In ancient geography there occur several rivers of this name, all of which were, at least at one time, believed to be connected with the lower world.
The river first looked upon in this light was the Acheron in Thesprotia, in Epirus, a country which appeared to the earliest Greeks as the end of the world in the west, and the locality of the river led them to the belief that it was the entrance into the lower world.
When subsequently Epirus and the countries beyond the sea became better known, the Acheron or the entrance to the lower world was transferred to other more distant parts, and at last the Acheron was placed in the lower world itself. Thus we find in the Homeric poems (Od. x. 513) the Acheron described as a river of Hades, into which the Pyriphlegeton and Cocytus are said to flow. Virgil describes it as the principal river of Tartarus, from which the Styx and Cocytus sprang.
According to later traditions, Acheron had been a son of Helios and Gaea or Demeter, and was changed into the river bearing his name in the lower world, because he had refreshed the Titans with drink during their contest with Zeus.
They further state that Ascalaphus was a son of Acheron and Orphne or Gorgyra.
In late writers the name Acheron is used in a general sense to designate the whole of the lower world. The Etruscans too were acquainted with the worship of Acheron (Acheruns) from very early times, as we must infer from their Acheruntici libri, which among various other things treated on the deification of the souls, and on the sacrifices (Acheruntia sacra) by which this was to be effected.

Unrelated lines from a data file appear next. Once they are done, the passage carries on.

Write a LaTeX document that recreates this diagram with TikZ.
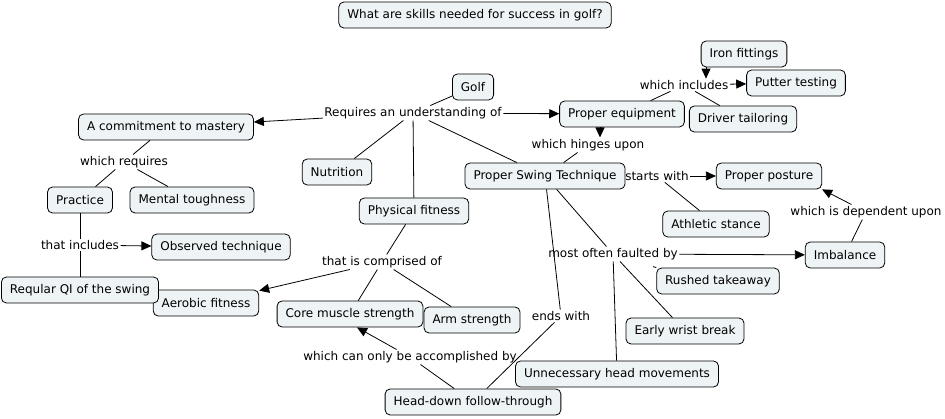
\documentclass[tikz,border=0pt]{standalone}
\usepackage{fontspec}
\setmainfont{DejaVu Sans}
\usetikzlibrary{arrows.meta}
\definecolor{cmapfill}{HTML}{EEF3F5}
\tikzset{
	concept/.style={draw, line width=0.8pt, fill=cmapfill, rounded corners=5pt,
		minimum height=26pt, inner xsep=8.5pt, inner ysep=2pt,
		font=\fontsize{12}{14}\selectfont},
	phrase/.style={inner sep=1.5pt, font=\fontsize{12}{14}\selectfont},
	link/.style={line width=0.8pt},
	arr/.style={link, -{Triangle[length=10pt,width=9pt]}}
}
\begin{document}
\begin{tikzpicture}[x=1pt,y=-1pt]
	\useasboundingbox (0,0) rectangle (945,419);
	
	\node[concept] (title) at (475,15) {What are skills needed for success in golf?};
	\node[concept] (golf) at (473,87) {Golf};
	\node[phrase] (req) at (413,113) {Requires an understanding of};
	\node[concept] (mastery) at (166,127) {A commitment to mastery};
	\node[concept] (equip) at (622,114) {Proper equipment};
	\node[concept] (iron) at (744,54) {Iron fittings};
	\node[phrase] (incl) at (684,85) {which includes};
	\node[concept] (putter) at (796,83) {Putter testing};
	\node[concept] (driver) at (743,119) {Driver tailoring};
	\node[phrase] (hinges) at (588,145) {which hinges upon};
	\node[concept] (swing) at (545,176) {Proper Swing Technique};
	\node[phrase] (starts) at (657,176) {starts with};
	\node[concept] (posture) at (769,176) {Proper posture};
	\node[phrase] (depend) at (866,212) {which is dependent upon};
	\node[concept] (stance) at (716,224) {Athletic stance};
	\node[concept] (imbal) at (845,255) {Imbalance};
	\node[phrase] (fault) at (613,254) {most often faulted by};
	\node[concept] (rushed) at (718,281) {Rushed takeaway};
	\node[concept] (wrist) at (685,331) {Early wrist break};
	\node[concept] (head) at (617,374) {Unnecessary head movements};
	\node[phrase] (ends) at (561,316) {ends with};
	\node[concept] (follow) at (473,402) {Head-down follow-through};
	\node[phrase] (accomp) at (410,357) {which can only be accomplished by};
	\node[concept] (core) at (350,314) {Core muscle strength};
	\node[concept] (arm) at (472,320) {Arm strength};
	\node[phrase] (compr) at (382,262) {that is comprised of};
	\node[concept] (phys) at (414,211) {Physical fitness};
	\node[concept] (nutr) at (337,172) {Nutrition};
	\node[concept] (aerob) at (206,303) {Aerobic fitness};
	\node[concept] (qi) at (80,290) {Reqular QI of the swing};
	\node[phrase] (thatincl) at (80,245) {that includes};
	\node[concept] (observ) at (221,247) {Observed technique};
	\node[concept] (practice) at (80,200) {Practice};
	\node[concept] (mental) at (192,200) {Mental toughness};
	\node[phrase] (requires) at (124,162) {which requires};
	
	\draw[link] (golf) -- (req);
	\draw[arr] (req) -- (mastery);
	\draw[arr] (req) -- (equip);
	\draw[link] (req) -- (nutr);
	\draw[link] (req) -- (phys);
	\draw[link] (req) -- (swing);
	\draw[link] (swing) -- (hinges);
	\draw[arr] ([xshift=-22pt]equip.south) -- ([xshift=-22pt]equip.south |- hinges.north);
	\draw[link] (equip) -- (incl);
	\draw[arr] ([xshift=-38pt]iron.south) -- ([xshift=-38pt]iron.south |- incl.north);
	\draw[arr] (incl) -- (putter);
	\draw[link] (incl) -- (driver);
	\draw[arr] (starts) -- (posture);
	\draw[link] (starts) -- (stance);
	\draw[link] (imbal) -- (depend);
	\draw[arr] (depend) -- (posture.south east);
	\draw[link] (swing) -- (fault);
	\draw[arr] (fault) -- (imbal);
	\draw[link, shorten <=17pt] (fault) -- (rushed.north west);
	\draw[link] (fault) -- (wrist);
	\draw[link] (fault) -- (head);
	\draw[link] (swing) -- (ends);
	\draw[link] (ends) -- (follow);
	\draw[link] (follow) -- (accomp);
	\draw[arr] (accomp) -- ([xshift=7pt]core.south);
	\draw[link] (phys) -- (compr);
	\draw[arr] (compr) -- (aerob);
	\draw[link] (compr) -- (core);
	\draw[link] (compr) -- (arm);
	\draw[link] (mastery) -- (requires);
	\draw[link] (requires) -- (practice);
	\draw[link] (requires) -- (mental);
	\draw[link] (practice) -- (thatincl);
	\draw[arr] (thatincl) -- (observ);
	\draw[link] (thatincl) -- (qi);
\end{tikzpicture}
\end{document}
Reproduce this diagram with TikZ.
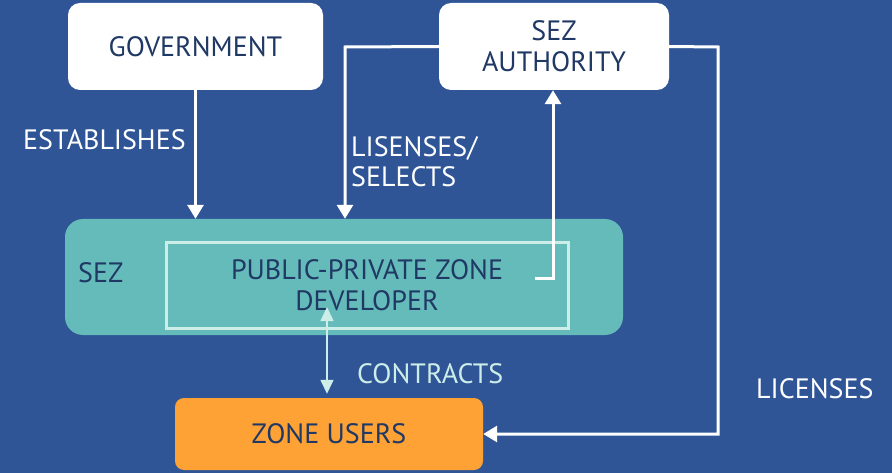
\documentclass[tikz,border=0pt]{standalone}
\usepackage{fontspec}
\setmainfont{PT Sans}
\usepackage{tikz}
\usetikzlibrary{arrows.meta}
\definecolor{bgblue}{HTML}{2F5597}
\definecolor{navy}{HTML}{1F3864}
\definecolor{sezteal}{HTML}{65BBBA}
\definecolor{zoneorange}{HTML}{FFA235}
\definecolor{palet}{HTML}{CDEDE9}
\tikzstyle{line} = [draw, white, line width=3pt, -{Triangle[width=16pt,length=14pt]}]
\tikzstyle{thinline} = [draw, palet, line width=1.5pt, {Triangle[width=13pt,length=14pt]}-{Triangle[width=13pt,length=14pt]}]
\tikzstyle{wbox} = [rectangle, rounded corners=12pt, fill=white, text=navy, align=center, minimum height=87pt, font=\fontsize{28}{31}\selectfont]
\tikzstyle{sezbox} = [rectangle, rounded corners=18pt, fill=sezteal, minimum width=558pt, minimum height=116pt]
\tikzstyle{devbox} = [rectangle, draw=palet, line width=3pt, text=navy, align=center, minimum width=402pt, minimum height=85pt, font=\fontsize{28}{31}\selectfont]
\tikzstyle{userbox} = [rectangle, rounded corners=9pt, fill=zoneorange, text=navy, minimum width=308pt, minimum height=72pt, font=\fontsize{28}{31}\selectfont]
\tikzstyle{lbl} = [white, inner sep=0pt, align=left, font=\fontsize{28}{30}\selectfont]

\begin{document}
\begin{tikzpicture}[x=1pt, y=-1pt]
		\useasboundingbox (0,0) rectangle (892,473);
		\fill[bgblue] (0,0) rectangle (892,473);
		
		\node[wbox, minimum width=255pt] (gov) at (195.5,46.5) {GOVERNMENT};
		\node[wbox, minimum width=230pt] (sez_auth) at (554,46.5) {SEZ\\AUTHORITY};
		
		\node[sezbox] (sez) at (344,277) {};
		\node[lbl, text=navy, anchor=west] (sez_lbl) at (78,273) {SEZ};
		\node[devbox] (ppz_dev) at (367,285.5) {PUBLIC-PRIVATE ZONE\\DEVELOPER};
		
		\node[userbox] (zone_users) at (329,434) {ZONE USERS};
		
		% establishes
		\path [line] (gov.south) to (gov.south|-sez.north);
		\node[lbl, anchor=west] (establishes) at (23,140) {ESTABLISHES};
		
		% lisenses / selects
		\coordinate (sel_turn) at (345,47);
		\path [line] (sez_auth.west) -- (sel_turn) -- (sel_turn|-sez.north);
		\node[lbl, anchor=west] (selects) at (351,162) {LISENSES/\\SELECTS};
		
		\coordinate (dev_out) at (535,279);
		\coordinate (dev_up) at (553,279);
		\path [line] (dev_out) -- (dev_up) -- (dev_up|-sez_auth.south);
		
		% licenses
		\coordinate (lic_turn) at (718,47);
		\path [line] (sez_auth.east) -- (lic_turn) |- (zone_users.east);
		\node[lbl, anchor=west] (licenses) at (756,389) {LICENSES};
		
		% contracts
		\coordinate (contr_top) at (327,307);
		\path [thinline, shorten >=4pt] (contr_top) -- (contr_top|-zone_users.north);
		\node[lbl, text=palet, anchor=west] (contracts) at (357,374) {CONTRACTS};
	\end{tikzpicture}
\end{document}
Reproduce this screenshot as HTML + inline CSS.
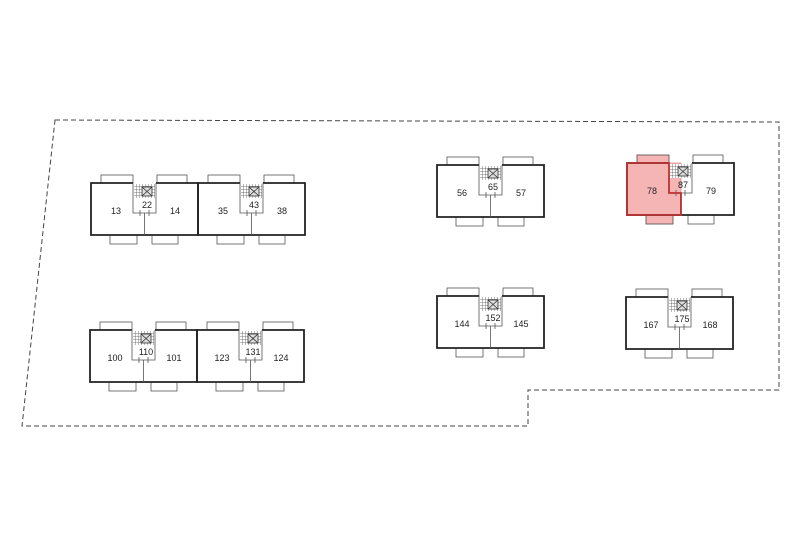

This is a description of the Acheron and the lower world in general from Plato's Phaedo:
The hollows on the surface of the globe vary in size and shape from that which we inhabit: but all are connected by passages and perforations in the interior of the earth. And there is one huge chasm or opening called Tartarus, into which streams of fire and water and liquid mud are ever flowing; of these small portions find their way to the surface and form seas and rivers and volcanoes. There is a perpetual inhalation and exhalation of the air rising and falling as the waters pass into the depths of the earth and return again, in their course forming lakes and rivers, but never descending below the centre of the earth; for on either side the rivers flowing either way are stopped by a precipice. These rivers are many and mighty, and there are four principal ones, Oceanus, Acheron, Pyriphlegethon, and Cocytus.Translated by Benjamin Jowett
Oceanus is the river which encircles the earth; Acheron takes an opposite direction, and after flowing under the earth through desert places, at last reaches the Acherusian lake,--this is the river at which the souls of the dead await their return to earth. Pyriphlegethon is a stream of fire, which coils round the earth and flows into the depths of Tartarus. The fourth river, Cocytus, is that which is called by the poets the Stygian river, and passes into and forms the lake Styx, from the waters of which it gains new and strange powers. This river, too, falls into Tartarus.